New year new Blog
Friday, February 24, 2017
It has been a really long time since I have blogged. I have been feeling really down and feeling I didn't have a lot to say. I have had a lot of changes over the past 5 months and I didn't adjust well with the changes.
I left my job of 10 years in September to go to something completely different. It was better hours, but out of my comfort zone. I met some really awesome people but the job wasn't a good fit. I was also in a car accident the 2nd week of my new job and ended up with pretty bad concussion that effected me for a good two weeks. Missing my work and accomplishments I had at my previous job, I reached out to the owner to see if a position was open for me to return to. Luckily my position had not been filled, and I was able to go back to my job. I am really happy about doing this too. When I left, I thought I needed to leave because I wasn't a good fit for this job. I thought I needed to do something different. Well I did and I learned that I am to be doing what I have been doing for the past 10 years. Not only do I enjoy my work but I am really good at my job. Every job has its ups and downs, and good days and bad days. I just need to sit back and enjoy the ride.

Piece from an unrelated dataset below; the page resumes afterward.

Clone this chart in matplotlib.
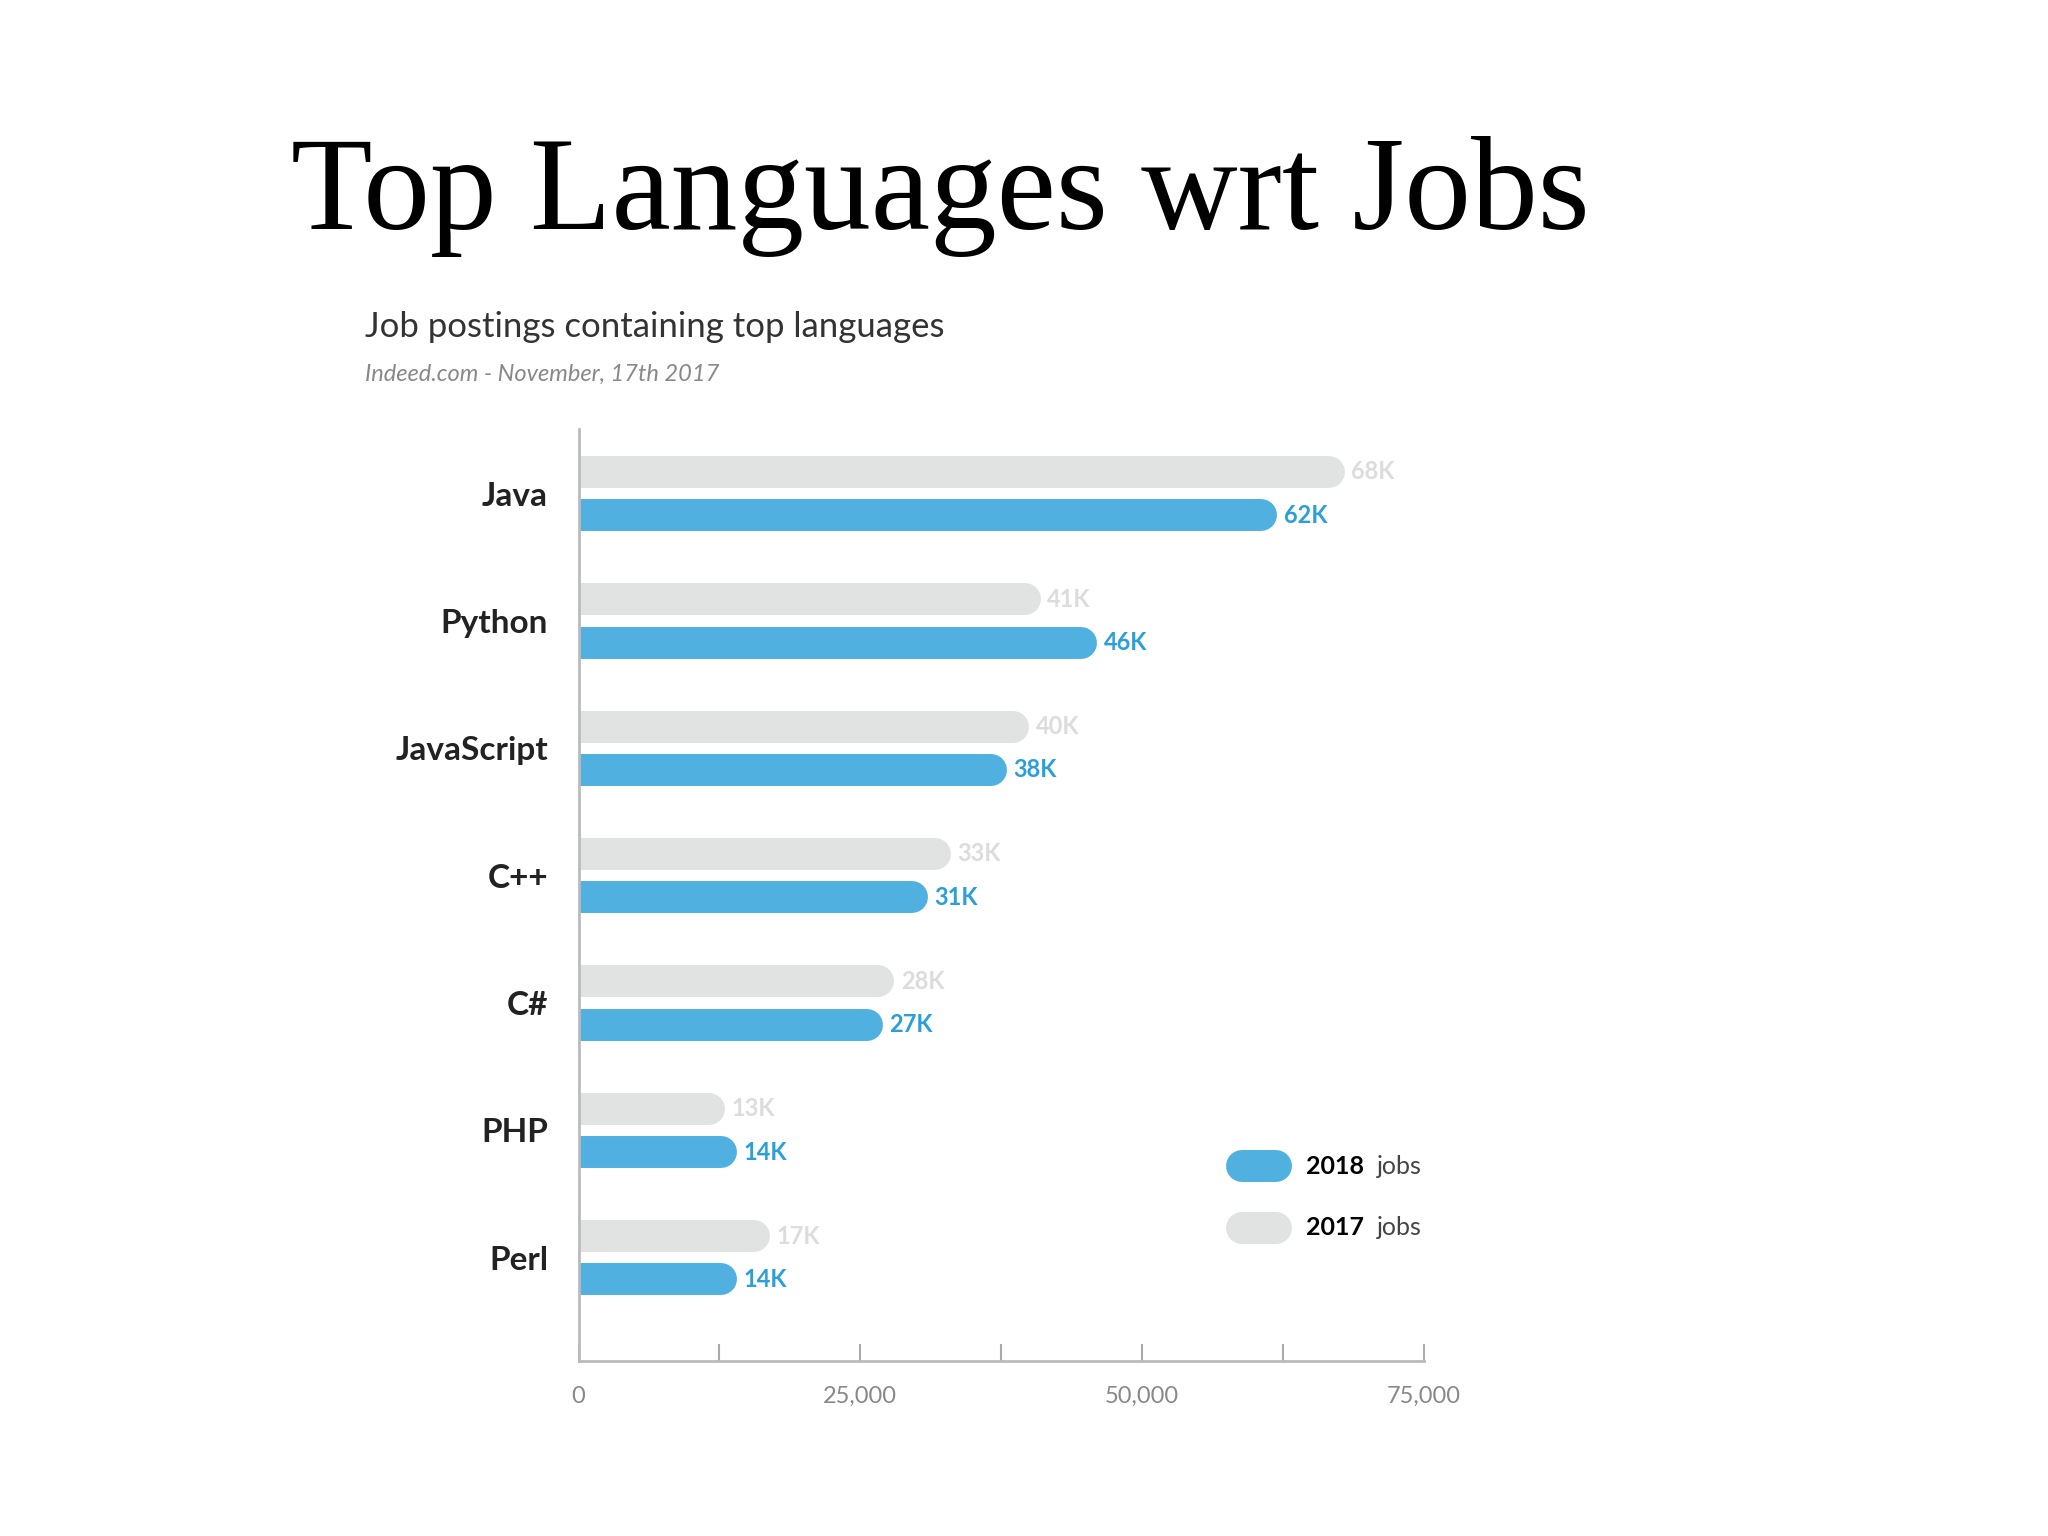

With the job change came with an insurance change. Since my weight loss program was with my insurance I was no longer able to work with my doctor on my VLCD. He helped me transition to real food and gave me tips on how to succeed until I was able to get back on the program. I did great at the beginning. But I was going from a job when I could take the breaks and lunch when I wanted to and was able to set my schedule to punching a clock and allowed only so much time to be away from desk. Including bathroom breaks, and when you drink 100 ounces of water a day...you can imagine my break time was eaten up in the bathroom so to speak. I became unhappy with the change and my depression came on full on. You add the holidays in the mix and I was an emotional mess, which led to emotional eating. Which led to weight gain. As the pounds came back the deeper my depression came on. I stopped working out and i didn't care what I put in my mouth food wise. My water intake went way down. I was lucky if I would drink 64 ounces a day. I slowly went into my bad habits. I knew I was spiraling as the scale was getting a larger number on it. I knew I had to make a change and that is when I reached out to my old boss. I am proud of myself for having the knowledge to make a change as well as the strength to do what is best for me.

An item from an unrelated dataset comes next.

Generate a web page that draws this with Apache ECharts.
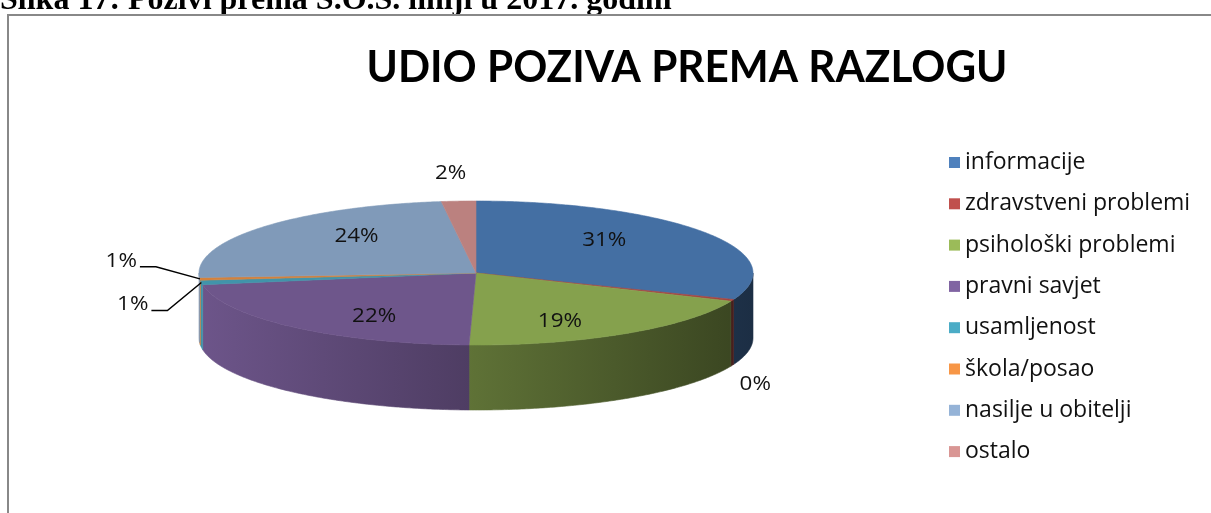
<!DOCTYPE html>
<html>
<head>
<meta charset="utf-8">
<script src="https://cdn.jsdelivr.net/npm/echarts@6/dist/echarts.min.js"></script>
<style>
  html, body { margin: 0; padding: 0; background: #fff; }
  #chart { width: 1211px; height: 513px; }
</style>
</head>
<body>
<div id="chart"></div>
<script>
// podaci
const categories = ['informacije', 'zdravstveni problemi', 'psihološki problemi', 'pravni savjet',
  'usamljenost', 'škola/posao', 'nasilje u obitelji', 'ostalo'];
const shares = [31, 0.4, 19, 22, 1, 0.6, 24, 2];
const colors = ['#4F81BD', '#C0504D', '#9BBB59', '#8064A2', '#4BACC6', '#F79646', '#95B3D7', '#D99694'];

// geometrija pite (elipsa + dubina)
const cx = 476, cy = 273, rx = 277, ry = 72, depth = 65;
const FONT = '"Open Sans"';

const total = shares.reduce((a, b) => a + b, 0);
const starts = [];
let acc = 0;
shares.forEach(v => { starts.push(acc); acc += v; });

function shade(hex, f) {
  const n = parseInt(hex.slice(1), 16);
  const r = Math.round(((n >> 16) & 255) * f);
  const g = Math.round(((n >> 8) & 255) * f);
  const b = Math.round((n & 255) * f);
  return 'rgb(' + r + ',' + g + ',' + b + ')';
}
// kut mjeren od vrha, u smjeru kazaljke
function rim(t, dy) {
  return [cx + rx * Math.sin(t), cy - ry * Math.cos(t) + (dy || 0)];
}

// male vrijednosti na lijevoj strani idu van s linijom
const leftOrder = {};
let leftCount = 0;
shares.forEach((v, i) => {
  const mid = (starts[i] + v / 2) / total * 2 * Math.PI;
  if (v < 3 && Math.sin(mid) < -0.9) leftOrder[i] = leftCount++;
});

function renderSlice(params, api) {
  const i = params.seriesIndex;
  const s = api.value(0) / total * 2 * Math.PI;
  const e = api.value(1) / total * 2 * Math.PI;
  const val = api.value(2);
  const base = colors[i];
  const children = [];
  const steps = Math.max(2, Math.ceil((e - s) / 0.01));

  // bočna strana (vidi se samo prednja polovica)
  const a = Math.max(s, Math.PI / 2), b = Math.min(e, 3 * Math.PI / 2);
  if (b > a) {
    const n = Math.max(2, Math.ceil((b - a) / 0.01));
    const pts = [];
    for (let k = 0; k <= n; k++) pts.push(rim(a + (b - a) * k / n));
    for (let k = n; k >= 0; k--) pts.push(rim(a + (b - a) * k / n, depth));
    const grad = {
      type: 'linear', x: cx - rx, y: 0, x2: cx + rx, y2: 0, global: true,
      colorStops: [{ offset: 0, color: shade(base, 0.85) }, { offset: 1, color: shade(base, 0.36) }]
    };
    children.push({ type: 'polygon', z2: 1, shape: { points: pts }, style: { fill: grad, stroke: grad, lineWidth: 0.6 } });
  }

  // gornja ploha
  const top = [[cx, cy]];
  for (let k = 0; k <= steps; k++) top.push(rim(s + (e - s) * k / steps));
  const topColor = shade(base, 0.86);
  children.push({ type: 'polygon', z2: 10, shape: { points: top }, style: { fill: topColor, stroke: topColor, lineWidth: 0.6 } });

  // oznaka
  const mid = (s + e) / 2;
  const txt = Math.round(val) + '%';
  const ts = { text: txt, font: '20px ' + FONT, fill: '#111', verticalAlign: 'middle' };
  if (val >= 3) {
    children.push({ type: 'text', z2: 20, scaleX: 1.12, x: cx + rx * 0.56 * Math.sin(mid), y: cy - ry * 0.8 * Math.cos(mid),
      style: Object.assign(ts, { align: 'center' }) });
  } else if (i in leftOrder) {
    const p = rim(mid);
    const k = leftOrder[i];
    const right = k === 0 ? p[0] - 53 : p[0] - 63;
    const ly = k === 0 ? p[1] + 22 : p[1] - 18;
    children.push({ type: 'text', z2: 20, scaleX: 1.12, x: right, y: ly, style: Object.assign(ts, { align: 'right' }) });
    children.push({ type: 'polyline', z2: 15, shape: { points: [[right + 3, ly + 6], [right + 19, ly + 6], p] },
      style: { stroke: '#000', lineWidth: 1.5, fill: null } });
  } else {
    const p = rim(mid);
    const front = Math.cos(mid) < 0;
    const lx = front ? p[0] + 23 * Math.sign(Math.sin(mid)) : p[0] - 8;
    const ly = front ? p[1] + depth + 19 : p[1] - 28;
    children.push({ type: 'text', z2: 20, scaleX: 1.12, x: lx, y: ly, style: Object.assign(ts, { align: 'center' }) });
  }
  return { type: 'group', children: children };
}

const series = categories.map((name, i) => ({
  name: name,
  type: 'custom',
  coordinateSystem: 'none',
  itemStyle: { color: colors[i] },
  data: [[starts[i], starts[i] + shares[i], shares[i]]],
  renderItem: renderSlice,
  silent: true
}));

const chart = echarts.init(document.getElementById('chart'));
chart.setOption({
  animation: false,
  backgroundColor: '#fff',
  legend: {
    orient: 'vertical',
    left: 944,
    top: 146,
    itemWidth: 11,
    itemHeight: 11,
    itemGap: 18.3,
    icon: 'rect',
    data: categories,
    textStyle: { fontFamily: FONT, fontSize: 23, color: '#111' }
  },
  graphic: [
    { type: 'text', x: 0, y: 1, style: { text: 'Slika 17: Pozivi prema S.O.S. liniji u 2017. godini',
      font: 'bold 32px "Liberation Serif"', fill: '#000', verticalAlign: 'middle' } },
    { type: 'rect', shape: { x: 8, y: 15, width: 1220, height: 520 }, style: { fill: null, stroke: '#888', lineWidth: 2 } },
    { type: 'text', x: 687, y: 68, scaleX: 0.96, style: { text: 'UDIO POZIVA PREMA RAZLOGU', font: 'bold 44px Lato',
      fill: '#000', align: 'center', verticalAlign: 'middle' } }
  ],
  series: series
});
</script>
</body>
</html>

So I am now back at my old job and I am very happy. I am getting a grasp on my depression again and I am starting back on my VLCD today. I know this will be a challenge as I am going to want the real food but I can't have it right now. I still have my food addictions and they are going to kill me if I don't get a grasp on them. I am going to make the most of this second chance and I now know that I am in control! I am going to be successful. I have about 100 pounds to lose to reach my weight range goal. I know I can do it. My spark family is an amazing support and I can't thank you enough !
Wow I guess I had a lot to say today! I am sorry it was so long but I needed to get this out to help me on my new journey!
One step at a time, one day at a time!